After many years on an off shift, for the past few I’ve had a normal job. Bankers hours, my former coworker once called it. Depending on the day, I leave my house at 0700 or 0800. I have a 9 hour shift.
I drive my orphan car, the same one I’ve had since I was 22. Luckily for me, the drive only takes 15 minutes tops, and I’m able to use the back roads to avoid the main drag.
The road I take is long and winding. It follows the river, mostly, and is boarded by long leaf pine trees.
I continue on through a light industrial depot, and sometimes I can see the big container ships come into port. It doesn’t matter how many times I see them, like a child, I always stop to watch them. Despite a decade of living here, this native Midwesterner still finds them completely facilitating.
Next I go through the only stoplight on my journey. I’m rather proud of that.
I drive a bit further down the line until I turn on the road that leads to my place of employment. This road also holds special meaning in my life: my husband’s old apartment is here.

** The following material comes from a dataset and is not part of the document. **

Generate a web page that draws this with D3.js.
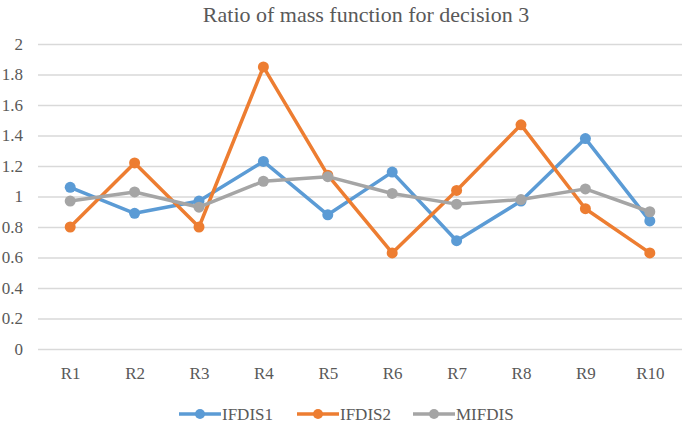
<!DOCTYPE html>
<html>
<head>
<meta charset="utf-8">
<script src="https://cdn.jsdelivr.net/npm/d3@7"></script>
<style>
  body { margin: 0; background: #fff; }
</style>
</head>
<body>
<svg id="chart" width="685" height="425"></svg>
<script>
// Data
var categories = ["R1", "R2", "R3", "R4", "R5", "R6", "R7", "R8", "R9", "R10"];
var ifdis1 = [1.06, 0.89, 0.97, 1.23, 0.88, 1.16, 0.71, 0.97, 1.38, 0.84];
var ifdis2 = [0.80, 1.22, 0.80, 1.85, 1.14, 0.63, 1.04, 1.47, 0.92, 0.63];
var mifdis = [0.97, 1.03, 0.93, 1.10, 1.13, 1.02, 0.95, 0.98, 1.05, 0.90];
var yTicks = [0, 0.2, 0.4, 0.6, 0.8, 1, 1.2, 1.4, 1.6, 1.8, 2];
var seriesNames = ["IFDIS1", "IFDIS2", "MIFDIS"];
var seriesColors = ["#5b9bd5", "#ed7d31", "#a5a5a5"];

var FONT = "Liberation Serif";

var series = [ifdis1, ifdis2, mifdis].map(function(vals, i) {
  return { name: seriesNames[i], color: seriesColors[i], values: vals };
});

// Dimensions
var margin = { top: 44, right: 3, bottom: 76, left: 38 };
var width = 685 - margin.left - margin.right;
var height = 425 - margin.top - margin.bottom;

var svg = d3.select("#chart");

svg.append("text")
  .attr("x", 366)
  .attr("y", 22)
  .attr("text-anchor", "middle")
  .attr("font-family", FONT)
  .attr("font-size", "22px")
  .attr("fill", "#595959")
  .text("Ratio of mass function for decision 3");

var g = svg.append("g")
  .attr("transform", "translate(" + margin.left + "," + margin.top + ")");

var x = d3.scalePoint().domain(categories).range([0, width]).padding(0.5);
var y = d3.scaleLinear().domain([0, 2]).range([height, 0]);

// gridlines + y labels
var yAxis = g.append("g")
  .call(d3.axisLeft(y).tickValues(yTicks).tickSize(-width).tickFormat(d3.format("~g")));
yAxis.select(".domain").remove();
yAxis.selectAll(".tick line")
  .attr("stroke", "#d9d9d9")
  .attr("stroke-width", 1.5);
yAxis.selectAll(".tick text")
  .attr("x", -15)
  .attr("font-family", FONT)
  .attr("font-size", "17px")
  .attr("fill", "#595959");

// x labels
var xAxis = g.append("g")
  .attr("transform", "translate(0," + height + ")")
  .call(d3.axisBottom(x).tickSize(0).tickPadding(18));
xAxis.select(".domain").remove();
xAxis.selectAll(".tick text")
  .attr("font-family", FONT)
  .attr("font-size", "17px")
  .attr("fill", "#595959");

var line = d3.line()
  .x(function(d, i) { return x(categories[i]); })
  .y(function(d) { return y(d); });

var groups = g.selectAll(".series")
  .data(series)
  .enter().append("g")
  .attr("class", "series");

groups.append("path")
  .attr("d", function(d) { return line(d.values); })
  .attr("fill", "none")
  .attr("stroke", function(d) { return d.color; })
  .attr("stroke-width", 3.5)
  .attr("stroke-linejoin", "round");

groups.selectAll("circle")
  .data(function(d) { return d.values.map(function(v) { return { v: v, color: d.color }; }); })
  .enter().append("circle")
  .attr("cx", function(d, i) { return x(categories[i]); })
  .attr("cy", function(d) { return y(d.v); })
  .attr("r", 5.5)
  .attr("fill", function(d) { return d.color; });

// legend
var legendX = [179, 297, 413];
var legend = svg.selectAll(".legend")
  .data(series)
  .enter().append("g")
  .attr("class", "legend")
  .attr("transform", function(d, i) { return "translate(" + legendX[i] + ",414)"; });

legend.append("line")
  .attr("x1", 0).attr("x2", 42)
  .attr("stroke", function(d) { return d.color; })
  .attr("stroke-width", 3.5);
legend.append("circle")
  .attr("cx", 21).attr("r", 5)
  .attr("fill", function(d) { return d.color; });
legend.append("text")
  .attr("x", 43)
  .attr("dy", "0.35em")
  .attr("font-family", FONT)
  .attr("font-size", "17px")
  .attr("fill", "#595959")
  .text(function(d) { return d.name; });
</script>
</body>
</html>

In that living room, we shared our first kiss and got engaged. We lived here together for 7 months until we married and bought a house on the other side of town. I can see the guest bedroom window and balcony from the driver’s seat.
And I finally arrive at my destination. A place that funds all my adventures and is my greatest source of incurable anxiety. While I have stellar coworkers – really top notch people – the nature of the job is wearing heavily on me. As soon as I find a suitable replacement gig with benefits, preferably out of my current vocation, my commute will change.